The objectivity of perspective now gives me room to turn and offer my specific story to others. I hold out what has happened in me and around me. I can show how my aches and needs were experienced. I am not sharing every single detail of my entire story of grief. I’m sharing highlights and lowlights so others will know that their path will have lighting, even as there may be moments of thick darkness. In 2 Corinthians 1:3-11, Paul says that we receive comfort from God so that we can turn and be of comfort to others who also experience troubles and sufferings of all kinds. My writing moves into a wider arena to be part of giving my gift  of writing and offering bits of my story to others as a way of ministry and care.

 

Mystery Echoes Pages

There will be moments when questions will return. That’s allowed. These pages, whether private or shared, give room to express trust and doubts. I notice how God continues to transform me amid the ongoing grief and healing. It’s okay to experience loss again in a new way. An anniversary occurs and we revisit the “hows” and “what-ifs.” We ache.
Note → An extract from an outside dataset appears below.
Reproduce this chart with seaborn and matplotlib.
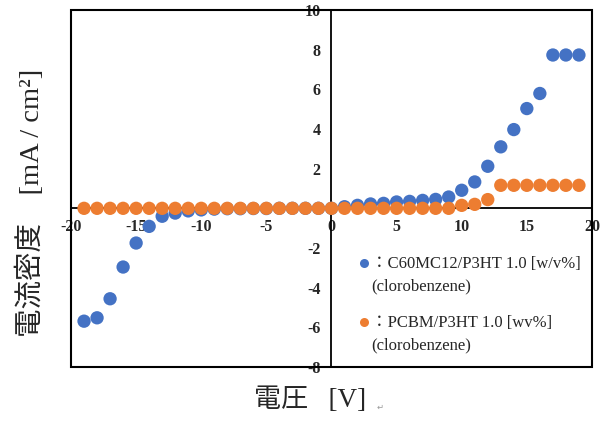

We are heard by the God who knows our frame full well as we read in Psalm 139 and Psalm 103. Our good God has compassion on us at every turn of the story. We move from the initial chaos to the hope of the eternal calm that comes from being so very loved and never alone no matter how long and hard the journey of grief. We grow in trust and surrender even as we realize that grief has marked our story and will always have some say in it.

 

 

Keep Writing

Writing about our grief feels long and messy because that’s the way grief is. We start at the center, alone with God, writing out our distress. We wrestle. We question. We heal. We move forward, backward, and sideways. We keep going. We get stuck. We keep growing as we write our grief and find that our tears mingle with Jesus’ tears. We write and our tears of joy mingle with His tears of joy as we heal.

 

Be ever so kind to yourself as you write your grief, beholding how deeply loved you are amid the depth of your sorrow.